Lawns tell only part of the story found among the per-capita usage figures that are tucked away in a state Department of Water Resources database in Sacramento. Under state law, every water provider, from cities to water districts, is required to report its per-capita use, as well as to come up with plans to cut back during droughts and reduce consumption by 20 percent by 2020.
The figures also offer clues as to who is doing best at conservation.
"Even taking into account differences in weather and demographics, these numbers show there has been widely divergent success and failure on water efficiency," said Peter Gleick, president of the Pacific Institute, an Oakland nonprofit group that studies water use. "Some water agencies have done a lot more than others in encouraging more efficient use of water."
In the East Bay, where summer temperatures regularly hit 100 degrees, the Contra Costa Water District reports 183 gallons per capita, for example, less than the state average of 196 gallons per day.
The district offers free water audits to residents and rebates for people who buy water-efficient toilets and appliances or replace lawns with drought-tolerant plants.
"We've had conservation programs in place for decades," said Jennifer Allen, a spokeswoman for the district. "But we can always do more."
To arrive at the per-capita totals, each water provider added up all residential, government and business use and divided by population over a consecutive 10-year period they chose between 1995 and 2010. The totals do not include agriculture, which uses 80 percent of the water that people consume in California.
In addition to the clear difference in water usage between rich towns and poor towns, a review of the 355 cities and water districts in the database shows other patterns:
No water meters
One factor that has kept urban water use high around Sacramento and much of the Central Valley is that many of the homes didn't have water meters until recently. They now are gradually being installed after former Gov. Arnold Schwarzenegger signed a 2004 law mandating meters statewide by 2025.
According to the database, Folsom, a city of 72,000 east of Sacramento, averaged 429 gallons per person.
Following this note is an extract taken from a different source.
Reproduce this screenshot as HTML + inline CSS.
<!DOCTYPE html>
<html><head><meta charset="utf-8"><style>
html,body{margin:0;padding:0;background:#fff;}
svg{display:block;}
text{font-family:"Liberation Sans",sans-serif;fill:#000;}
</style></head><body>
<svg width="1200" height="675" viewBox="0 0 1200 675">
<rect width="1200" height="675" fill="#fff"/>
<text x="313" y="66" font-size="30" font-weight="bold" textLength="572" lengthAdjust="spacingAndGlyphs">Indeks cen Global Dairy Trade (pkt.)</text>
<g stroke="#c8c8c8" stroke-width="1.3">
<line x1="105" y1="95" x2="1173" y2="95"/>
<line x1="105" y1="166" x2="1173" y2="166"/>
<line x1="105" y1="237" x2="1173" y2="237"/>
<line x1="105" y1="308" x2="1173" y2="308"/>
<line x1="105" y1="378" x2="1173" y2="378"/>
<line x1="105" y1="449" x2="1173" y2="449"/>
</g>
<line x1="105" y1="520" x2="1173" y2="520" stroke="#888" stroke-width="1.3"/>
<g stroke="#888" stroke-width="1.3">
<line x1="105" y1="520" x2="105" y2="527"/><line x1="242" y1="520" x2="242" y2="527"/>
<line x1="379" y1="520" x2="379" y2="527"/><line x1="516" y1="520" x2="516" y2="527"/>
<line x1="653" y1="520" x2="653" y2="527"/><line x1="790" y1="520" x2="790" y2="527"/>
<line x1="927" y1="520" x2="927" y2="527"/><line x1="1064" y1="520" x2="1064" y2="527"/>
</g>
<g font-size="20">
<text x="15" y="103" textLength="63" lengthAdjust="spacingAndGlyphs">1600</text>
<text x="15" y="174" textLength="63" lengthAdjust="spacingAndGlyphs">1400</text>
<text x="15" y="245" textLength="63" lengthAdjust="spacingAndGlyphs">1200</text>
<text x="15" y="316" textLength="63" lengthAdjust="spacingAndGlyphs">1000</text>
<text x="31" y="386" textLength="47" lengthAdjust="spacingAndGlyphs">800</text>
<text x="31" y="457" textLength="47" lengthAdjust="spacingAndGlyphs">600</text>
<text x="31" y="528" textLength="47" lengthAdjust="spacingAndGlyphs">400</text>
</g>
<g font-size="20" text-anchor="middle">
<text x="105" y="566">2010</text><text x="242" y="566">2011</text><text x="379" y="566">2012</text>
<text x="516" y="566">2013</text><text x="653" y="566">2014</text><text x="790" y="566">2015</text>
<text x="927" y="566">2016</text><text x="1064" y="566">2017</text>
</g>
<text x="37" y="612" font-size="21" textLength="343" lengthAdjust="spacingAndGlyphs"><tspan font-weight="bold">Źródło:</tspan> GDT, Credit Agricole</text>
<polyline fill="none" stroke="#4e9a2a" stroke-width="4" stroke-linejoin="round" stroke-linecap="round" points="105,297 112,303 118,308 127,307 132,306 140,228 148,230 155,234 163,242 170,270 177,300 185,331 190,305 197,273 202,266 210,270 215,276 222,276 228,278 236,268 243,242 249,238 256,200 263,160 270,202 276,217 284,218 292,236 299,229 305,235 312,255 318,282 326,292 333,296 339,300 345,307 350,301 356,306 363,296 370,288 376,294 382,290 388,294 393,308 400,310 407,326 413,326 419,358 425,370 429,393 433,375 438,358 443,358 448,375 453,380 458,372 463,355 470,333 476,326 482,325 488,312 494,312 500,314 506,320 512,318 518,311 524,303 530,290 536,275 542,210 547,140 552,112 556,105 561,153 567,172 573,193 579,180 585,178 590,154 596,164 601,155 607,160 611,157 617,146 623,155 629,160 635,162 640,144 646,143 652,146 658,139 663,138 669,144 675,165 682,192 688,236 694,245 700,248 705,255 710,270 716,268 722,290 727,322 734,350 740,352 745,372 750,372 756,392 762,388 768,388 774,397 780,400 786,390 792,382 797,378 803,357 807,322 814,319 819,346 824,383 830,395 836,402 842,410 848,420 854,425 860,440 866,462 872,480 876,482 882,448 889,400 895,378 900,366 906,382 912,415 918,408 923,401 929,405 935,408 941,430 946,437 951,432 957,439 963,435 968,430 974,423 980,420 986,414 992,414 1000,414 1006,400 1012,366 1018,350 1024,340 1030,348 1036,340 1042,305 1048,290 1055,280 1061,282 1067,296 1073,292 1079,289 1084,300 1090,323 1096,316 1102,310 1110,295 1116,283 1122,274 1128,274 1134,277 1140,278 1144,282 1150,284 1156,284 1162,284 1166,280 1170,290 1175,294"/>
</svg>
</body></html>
But that's partly because in the past the city charged all homeowners a $35 monthly fee -- no matter how much water they used, said Marcus Yasutake, the city's water director. As of 2011, however, meters have been installed and tiered rates put in place that charge more for people who consume the most water. Per-capita use is already falling steadily, he said.
"We hope not to be at the top of the list in the future," Yasutake said.
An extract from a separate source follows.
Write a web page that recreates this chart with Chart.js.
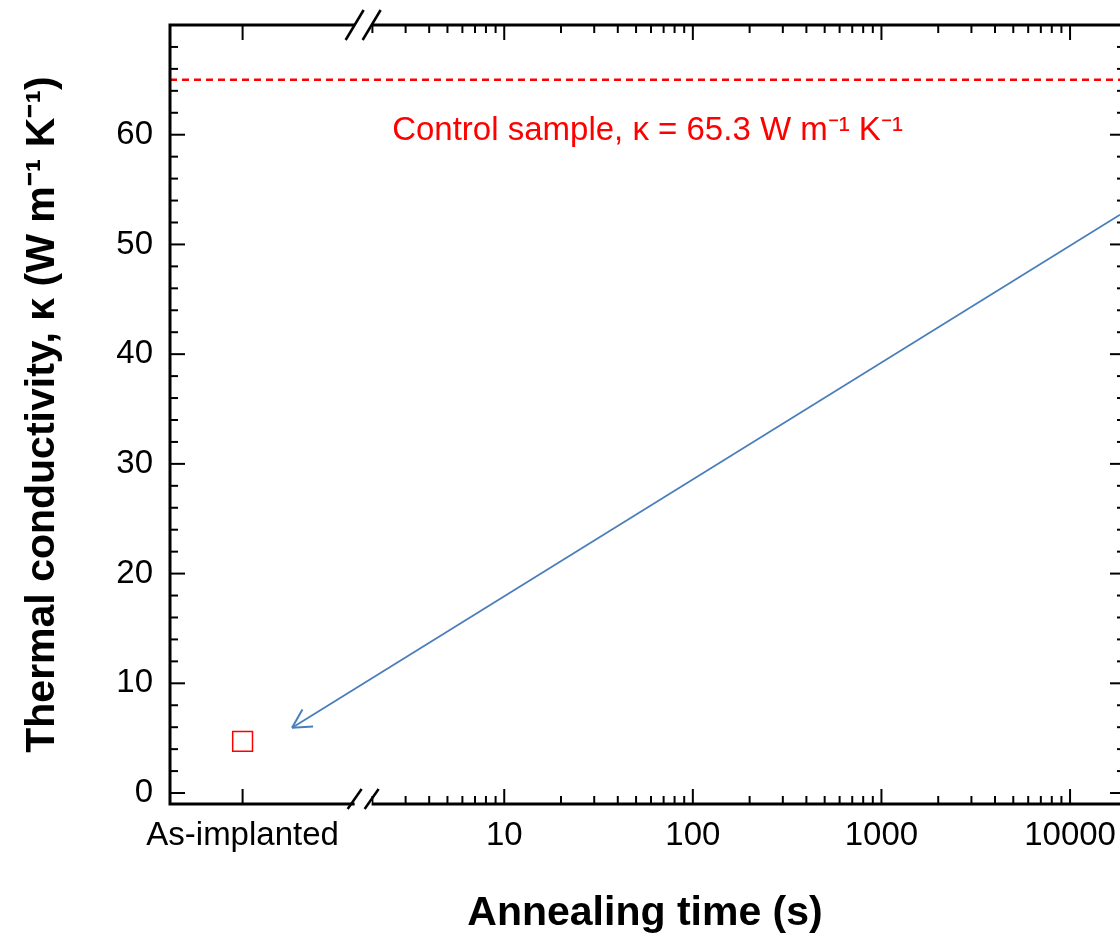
<!DOCTYPE html>
<html>
<head>
<meta charset="utf-8">
<title>Thermal conductivity vs annealing time</title>
<script src="https://cdn.jsdelivr.net/npm/chart.js@4.4.1/dist/chart.umd.min.js"></script>
<style>
  html, body { margin: 0; padding: 0; background: #fff; overflow: hidden; }
  #kappaChart { display: block; }
</style>
</head>
<body>
<canvas id="kappaChart" width="1120" height="939"></canvas>
<script>
// values
const sampleLabels = ['As-implanted'];
const sampleKappa = [4.7];            // W m-1 K-1
const controlKappa = [65];            // dashed reference level
const controlText = 'Control sample, κ = 65.3 W m⁻¹ K⁻¹';
const xTickValues = [10, 100, 1000, 10000];
const xTickLabels = ['10', '100', '1000', '10000'];
const yTickValues = [0, 10, 20, 30, 40, 50, 60];
// arrow annotation, [time (s), kappa]
const arrowTail = [18400, 52.7];
const arrowHead = [0.75, 5.95];

// broken x axis: a slot for the as-implanted sample left of the break, log time on the right.
// The figure is cropped at the right, so X_MAX is where the picture ends, not the axis.
const X_MIN = 0.169, X_MAX = 18400;
const AS_IMPLANTED_X = 0.41;
const X_BREAK = 1.83;
const Y_MIN = -1, Y_MAX = 70;

const FONT = "'Liberation Sans', Arial, sans-serif";

// keep the plot box where the layout padding puts it
function noScalePadding(s) {
    s.paddingTop = 0; s.paddingBottom = 0; s.paddingLeft = 0; s.paddingRight = 0;
}

const framePlugin = {
    id: 'frame',
    afterDatasetsDraw(chart) {
        const { ctx, chartArea: a, scales: { x, y } } = chart;
        const line = (x1, y1, x2, y2) => {
            ctx.beginPath(); ctx.moveTo(x1, y1); ctx.lineTo(x2, y2); ctx.stroke();
        };
        // the right frame sits just past the cropped edge
        const rightEdge = a.right + 5;
        ctx.save();
        ctx.strokeStyle = '#000';

        // inward ticks on all four sides
        ctx.lineWidth = 2;
        const major = 15, minor = 8;
        for (let v = 0; v <= Y_MAX; v += 2) {
            const p = y.getPixelForValue(v);
            const len = v % 10 === 0 ? major : minor;
            line(a.left, p, a.left + len, p);
            line(rightEdge, p, rightEdge - len, p);
        }
        const xTick = (v, len) => {
            const p = x.getPixelForValue(v);
            line(p, a.bottom, p, a.bottom - len);
            line(p, a.top, p, a.top + len);
        };
        xTick(AS_IMPLANTED_X, major);
        for (let d = 1; d <= 10000; d *= 10) {
            for (let m = 1; m <= 9; m++) {
                const v = m * d;
                if (v > X_BREAK && v < X_MAX) xTick(v, m === 1 ? major : minor);
            }
        }

        // box
        ctx.lineWidth = 3;
        ctx.strokeRect(a.left, a.top, rightEdge - a.left, a.bottom - a.top);

        // axis break marks
        const bx = x.getPixelForValue(X_BREAK);
        const gap = 17;
        ctx.fillStyle = '#fff';
        ctx.fillRect(bx - gap / 2 - 2, a.top - 3, gap, 6);
        ctx.fillRect(bx - gap / 2 - 2, a.bottom - 3, gap, 6);
        ctx.lineWidth = 2.5;
        [bx - gap / 2 - 2, bx + gap / 2 - 2].forEach(cx => {
            line(cx - 9, a.top + 15, cx + 9, a.top - 15);
            line(cx - 7, a.bottom + 5, cx + 7, a.bottom - 15);
        });

        // arrow head
        const hx = x.getPixelForValue(arrowHead[0]), hy = y.getPixelForValue(arrowHead[1]);
        const tx = x.getPixelForValue(arrowTail[0]), ty = y.getPixelForValue(arrowTail[1]);
        const ang = Math.atan2(ty - hy, tx - hx);
        const wing = 21, spread = 0.5;
        ctx.strokeStyle = '#4a7ebb';
        ctx.lineWidth = 2;
        line(hx, hy, hx + wing * Math.cos(ang + spread), hy + wing * Math.sin(ang + spread));
        line(hx, hy, hx + wing * Math.cos(ang - spread), hy + wing * Math.sin(ang - spread));

        // control sample label
        ctx.fillStyle = '#ff0000';
        ctx.font = '33px ' + FONT;
        ctx.textAlign = 'center';
        ctx.textBaseline = 'alphabetic';
        ctx.fillText(controlText, (a.left + rightEdge) / 2, y.getPixelForValue(controlKappa[0]) + 60);
        ctx.restore();
    }
};

new Chart(document.getElementById('kappaChart'), {
    type: 'scatter',
    data: {
        datasets: [
            {
                label: 'Control sample',
                data: [{ x: X_MIN, y: controlKappa[0] }, { x: X_MAX, y: controlKappa[0] }],
                showLine: true,
                borderColor: '#ff0000',
                borderWidth: 2.5,
                borderDash: [7, 5],
                pointRadius: 0
            },
            {
                label: 'arrow',
                data: [{ x: arrowTail[0], y: arrowTail[1] }, { x: arrowHead[0], y: arrowHead[1] }],
                showLine: true,
                borderColor: '#4a7ebb',
                borderWidth: 1.8,
                pointRadius: 0
            },
            {
                label: sampleLabels[0],
                data: sampleKappa.map(k => ({ x: AS_IMPLANTED_X, y: k })),
                pointStyle: 'rect',
                pointRadius: 14,
                pointHoverRadius: 14,
                borderColor: '#ff0000',
                borderWidth: 1.5,
                backgroundColor: 'rgba(0,0,0,0)'
            }
        ]
    },
    options: {
        responsive: false,
        animation: false,
        devicePixelRatio: 1,
        layout: { autoPadding: false, padding: { top: 25, right: 0, left: 0, bottom: 0 } },
        plugins: { legend: { display: false }, tooltip: { enabled: false } },
        scales: {
            x: {
                type: 'logarithmic',
                min: X_MIN,
                max: X_MAX,
                afterFit: s => { s.height = 135; noScalePadding(s); },
                afterBuildTicks: s => {
                    s.ticks = [AS_IMPLANTED_X, ...xTickValues].map(v => ({ value: v }));
                },
                grid: { display: false, drawTicks: false },
                border: { display: false },
                ticks: {
                    autoSkip: false,
                    maxRotation: 0,
                    padding: 12,
                    color: '#000',
                    font: { size: 33, family: FONT },
                    callback: (v, i) => i === 0 ? sampleLabels[0] : xTickLabels[i - 1]
                },
                title: {
                    display: true,
                    text: 'Annealing time (s)',
                    color: '#000',
                    font: { size: 41, weight: 'bold', family: FONT },
                    padding: { top: 0, bottom: 1 }
                }
            },
            y: {
                min: Y_MIN,
                max: Y_MAX,
                afterFit: s => { s.width = 170; noScalePadding(s); },
                afterBuildTicks: s => { s.ticks = yTickValues.map(v => ({ value: v })); },
                grid: { display: false, drawTicks: false },
                border: { display: false },
                ticks: { padding: 17, color: '#000', font: { size: 33, family: FONT } },
                title: {
                    display: true,
                    text: 'Thermal conductivity, κ (W m⁻¹ K⁻¹)',
                    color: '#000',
                    font: { size: 41, weight: 'bold', family: FONT },
                    padding: { top: 18, bottom: 0 }
                }
            }
        }
    },
    plugins: [framePlugin]
});
</script>
</body>
</html>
The numbers are part of "urban water management plans" that each city and water agency is required to submit every five years. Before the drought, they received little notice. Now, they are a sensitive subject.
"It's not a contest, other than to see who can drop the furthest from their baseline," said Peter Brostrom, chief of water-use efficiency at the state Department of Water Resources. "But there is a lot of concern among water suppliers about how the number looks and how they are being compared to other communities."
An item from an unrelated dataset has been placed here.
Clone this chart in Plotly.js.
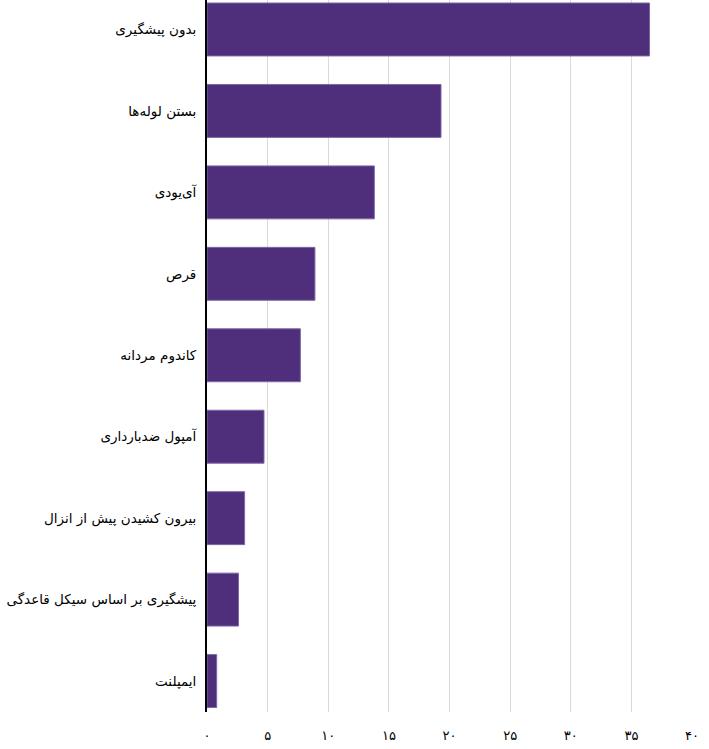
<!DOCTYPE html>
<html>
<head>
<meta charset="utf-8">
<script src="https://cdn.plot.ly/plotly-3.0.1.min.js"></script>
<style>
  html, body { margin: 0; padding: 0; background: #fff; }
  #chart { width: 709px; height: 749px; }
</style>
</head>
<body>
<div id="chart"></div>
<script>
// روش‌های پیشگیری (از بالا به پایین)
const categories = [
    "بدون پیشگیری",
    "بستن لوله‌ها",
    "آی‌یودی",
    "قرص",
    "کاندوم مردانه",
    "آمپول ضدبارداری",
    "بیرون کشیدن پیش از انزال",
    "پیشگیری بر اساس سیکل قاعدگی",
    "ایمپلنت"
];
const values = [36.5, 19.3, 13.8, 8.9, 7.7, 4.7, 3.1, 2.6, 0.8];
const tickVals = [0, 5, 10, 15, 20, 25, 30, 35, 40];
const tickText = ["۰", "۵", "۱۰", "۱۵", "۲۰", "۲۵", "۳۰", "۳۵", "۴۰"];

const Chart = {
    draw: (html_id) => {
        let data = [{
            type: 'bar',
            orientation: 'h',
            x: values,
            y: categories,
            width: 0.65,
            marker: {
                color: '#4f2e7c',
                line: { color: '#7d67a6', width: 1 }
            },
            hoverinfo: 'x+y'
        }];
        let layout = {
            width: 709,
            height: 749,
            margin: { l: 207, r: 17, t: 0, b: 37 },
            paper_bgcolor: '#ffffff',
            plot_bgcolor: '#ffffff',
            showlegend: false,
            font: { family: '"DejaVu Sans", "Noto Sans", sans-serif', color: '#000000', size: 14 },
            xaxis: {
                range: [0, 40],
                tickvals: tickVals,
                ticktext: tickText,
                showgrid: true,
                gridcolor: '#d9d9d9',
                gridwidth: 1,
                zeroline: false,
                showline: false,
                ticks: 'outside',
                ticklen: 11,
                tickcolor: 'rgba(0,0,0,0)',
                tickfont: { size: 13 }
            },
            yaxis: {
                type: 'category',
                range: [8.38, -0.362],
                showgrid: false,
                zeroline: false,
                showline: true,
                linecolor: '#000000',
                linewidth: 2,
                ticks: 'outside',
                ticklen: 6,
                tickcolor: 'rgba(0,0,0,0)',
                tickfont: { size: 13.5 }
            }
        };
        Plotly.newPlot(html_id, data, layout, { staticPlot: true });
    }
};

Chart.draw("chart");
</script>
</body>
</html>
Indeed, Palm Springs water officials say they're extremely aware that the city has the among highest per-capita water use in the state -- 736 gallons per person per day.
"It's my least favorite number," said Katie Ruark, a spokeswoman for the Desert Water Agency. "The problem for us is that we have so many seasonal residents. We have snow birds who come in, and none of them can be counted as permanent residents. So our population is based only on the census, and our use is based on everyone who is here."
Gleick, at the Pacific Institute, said that the drought should convince every city and water agency in the state to adopt tiered water rates and expand rebate programs that encourage people to buy water-efficient appliances and to replace lawns with drought-tolerant native plants.
"Even in the good water districts," he said, "there is more that can be done and should be done, starting yesterday."